There is a caveat to this. In the words of James Madison, “If men were angels, no government would be necessary.” If nobody ever did anything wrong, then obviously we would not need boundaries. We wouldn’t need a law protecting personal property if everyone respected personal property. I would be reasonably assured that going to the grocery store would not result in my being stranded at the grocery store. It is not because the boundary from the outside would protect me, but people’s internal boundaries and sense of morality would protect me. We do not live in that world clearly, but it is worth pointing out that in the ideal world, boundaries may not be necessary if no one would do anything that would cause the harm that the boundaries protect against.
Therefore, given the situation that we find ourselves in, it is worth considering the types of harm that boundaries can protect us from. There are all kinds of things from the outside that can potentially impede our ability to flourish. To bring another founding father into this conversation, Thomas Jefferson wrote in a letter to Charles Yancey, “If a nation expects to be ignorant and free, in a state of civilization, it expects what never was and never will be.” The implication of this is that perhaps our greatest threat to our own freedom is our own ignorance. We are not perfect, and we are not always the most intelligent people. Some of us are ignorant by choice while others are ignorant just because they haven’t had the opportunity to be exposed. Boundaries protect us from our own folly at times.
I know this may not be a popular example, but we can consider speed limits. Maybe sometimes they seem too low, but as a general rule, they are there to encourage people to drive within a range of safe speeds. I can imagine being in a town I don’t know very well, and I may not realize there is a local school nearby. It is good for me to slow down in that situation, but because of my own ignorance, I would not know that. Other people who have that knowledge have decided that it would be a good boundary to impose on my driving.
This is not a perfect example because a speed limit is not an unbreakable boundary. I can still be unsafe if I want to be, and my freedom is not restricted by the existence of that speed limit in that moment. However, I think that you see the connection here. It is important for people who know something about a particular situation to be the ones who set the boundaries, and the world will be a better place when they do, based on their own expertise.

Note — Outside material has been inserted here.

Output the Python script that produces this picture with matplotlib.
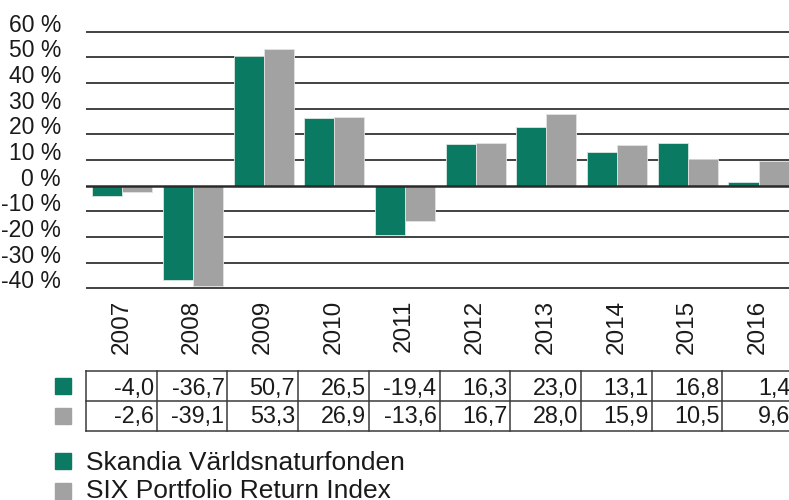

Now, we have to return to the beginning of the story. I suggested that boundaries may be good things. This is in stark contrast to our belief in total freedom without limits in America today. Because we are not perfect and did not have perfect knowledge, we rely on the wisdom of others to help determine where those boundaries ought to be set. For some of us, we may be in positions where we even have the ability to help determine some of those because we have the relevant knowledge and expertise to know where the line should be drawn between what maximizes flourishing and what actually causes harm due to excess.
The Christian Parallel
As Christians then, this is vital for understanding God’s role in our lives and role in the universe. After all, I think that a normal reason that some people reject our faith is because they see it as the imposition of rules. Taking Chesterton’s perspective on this issue allows us to recognize that sometimes boundaries are good, and they provide us with the opportunity to avoid harm. We know what we can do, and we know what we should stay away from.

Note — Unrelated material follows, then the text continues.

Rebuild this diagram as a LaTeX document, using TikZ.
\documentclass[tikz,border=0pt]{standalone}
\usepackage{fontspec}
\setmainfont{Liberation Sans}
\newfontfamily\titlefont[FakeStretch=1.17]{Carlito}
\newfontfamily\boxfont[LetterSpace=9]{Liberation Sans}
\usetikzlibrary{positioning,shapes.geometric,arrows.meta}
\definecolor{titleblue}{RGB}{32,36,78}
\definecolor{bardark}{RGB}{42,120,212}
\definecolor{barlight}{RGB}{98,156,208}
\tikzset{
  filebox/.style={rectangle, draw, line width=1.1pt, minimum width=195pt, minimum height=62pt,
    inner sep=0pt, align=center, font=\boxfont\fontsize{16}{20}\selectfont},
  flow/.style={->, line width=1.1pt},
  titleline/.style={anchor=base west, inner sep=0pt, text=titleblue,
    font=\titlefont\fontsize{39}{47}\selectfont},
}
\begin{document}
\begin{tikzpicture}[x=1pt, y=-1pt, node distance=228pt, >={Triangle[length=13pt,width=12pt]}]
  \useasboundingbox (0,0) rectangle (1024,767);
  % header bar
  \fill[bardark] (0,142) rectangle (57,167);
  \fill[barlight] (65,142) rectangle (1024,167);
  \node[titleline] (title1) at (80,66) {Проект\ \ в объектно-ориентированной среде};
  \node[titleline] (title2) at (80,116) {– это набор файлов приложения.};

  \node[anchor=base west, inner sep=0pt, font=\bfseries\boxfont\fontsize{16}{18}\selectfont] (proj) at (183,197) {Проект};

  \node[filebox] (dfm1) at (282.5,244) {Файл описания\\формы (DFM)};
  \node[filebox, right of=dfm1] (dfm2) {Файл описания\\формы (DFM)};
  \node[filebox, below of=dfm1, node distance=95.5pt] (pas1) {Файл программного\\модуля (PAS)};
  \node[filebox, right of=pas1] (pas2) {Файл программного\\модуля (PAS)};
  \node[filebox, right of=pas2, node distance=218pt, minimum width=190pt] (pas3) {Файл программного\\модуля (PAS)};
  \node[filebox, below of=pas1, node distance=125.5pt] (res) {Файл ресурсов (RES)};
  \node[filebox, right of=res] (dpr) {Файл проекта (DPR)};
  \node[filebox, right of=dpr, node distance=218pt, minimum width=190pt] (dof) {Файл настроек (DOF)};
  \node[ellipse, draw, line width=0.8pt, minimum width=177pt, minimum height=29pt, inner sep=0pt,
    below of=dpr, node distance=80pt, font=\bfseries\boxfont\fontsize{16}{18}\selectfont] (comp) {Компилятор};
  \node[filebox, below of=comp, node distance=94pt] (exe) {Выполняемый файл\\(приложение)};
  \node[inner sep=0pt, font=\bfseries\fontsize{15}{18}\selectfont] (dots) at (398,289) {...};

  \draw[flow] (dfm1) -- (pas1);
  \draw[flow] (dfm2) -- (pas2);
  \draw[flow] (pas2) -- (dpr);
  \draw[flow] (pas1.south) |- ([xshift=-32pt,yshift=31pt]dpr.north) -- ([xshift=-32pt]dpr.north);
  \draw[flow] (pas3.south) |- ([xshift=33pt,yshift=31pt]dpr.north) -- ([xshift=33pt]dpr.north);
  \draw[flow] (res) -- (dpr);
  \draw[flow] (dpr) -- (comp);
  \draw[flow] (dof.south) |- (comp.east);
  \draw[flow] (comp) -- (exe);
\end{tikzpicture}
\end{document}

The common rebuttal for this argument returns to the fact that people do not trust God to know where that boundary line is. They feel that they know better than God. Therefore, if there is going to be aligned about what is right and wrong, I am going to trust my own judgment rather than what God has outlined. Of course, a refusal to acknowledge God’s authority is a pretty solid sign that this person is not going to be very receptive to the Christian faith.
In response though, I would suggest that if you followed my argument up until this time, I think it is pretty clear that we willingly subject ourselves to the judgment of other people all the time. I may not know why a particular speed limit should be set at a particular limit in a particular area, but I trust that there is wisdom to that decision. I subject myself to the limit based on the authority of another person. Therefore, it seems kind of confusing to me that we are so willing to subject ourselves to a variety of forms of authority on earth, but we are so resistant to do so when it comes to the supernatural. We don’t necessarily have a problem with authority, but we have a problem with certain types of authority, and we have a problem with authority that runs directly contrary to our nature.
That is the fundamental difference between the boundaries of God and the boundaries of man. The boundaries of God conflict at the deepest level with our own sinful nature. However, consider the implications of pursuing a sinful lifestyle. It is not hard to tell, and it is not hard to see in people’s lives that it leads to a disaster. When we push against what God would have for us, the results are never good. I know some people are going to read this and shut the door right here. All I can say to you who may choose to make that decision (which of course may be irrelevant if you actually did stop at the previous sentence) is that it is important to actually take a serious inventory of things that have gone well and things that have not gone so well. I am pretty confident that if you compile that list of the things that have not gone so well, the vast majority of them are going to be times that either you yourself or other people have violated God’s law. You would have been better off if you respected the boundaries of the One who had more wisdom and knew where to put those aforementioned boundaries.
I guess that is the bottom line of this discussion. We all still have the free choice to determine how we are going to live our lives. We can try to make our own boundaries in our own imperfect intelligence and wisdom, or we can realize that sometimes listening to authority is a good thing if that authority has the understanding and the wisdom to put the boundary in the right place.
The beauty of this is that I can then have the confidence to run right up to the boundary. I know that as long as I am within those guidelines, I am in a safe place. I can maximize my own human freedom to do whatever I want within the boundaries without potentially running into disaster. This only works with someone who has the wisdom to not make the boundaries too restrictive and therefore inhibit the degree to which we can flourish but also not too broad that we run headlong into a preventable disaster. As I have emphasized throughout this discussion, human wisdom is insufficient for the task. We do not always know where the boundary ought to be, and our judgment can be clouded by our own shortsightedness.
Therefore, at least for me, I do not find the boundaries of God to be an oppressive imposition on my freedom. Rather, it is a set of boundaries I willingly take upon myself because I know that they are designed for my good. Within those boundaries, I can truly be free without fear. That is just about the best combination for anyone who wants to get the absolute most out of the human experience.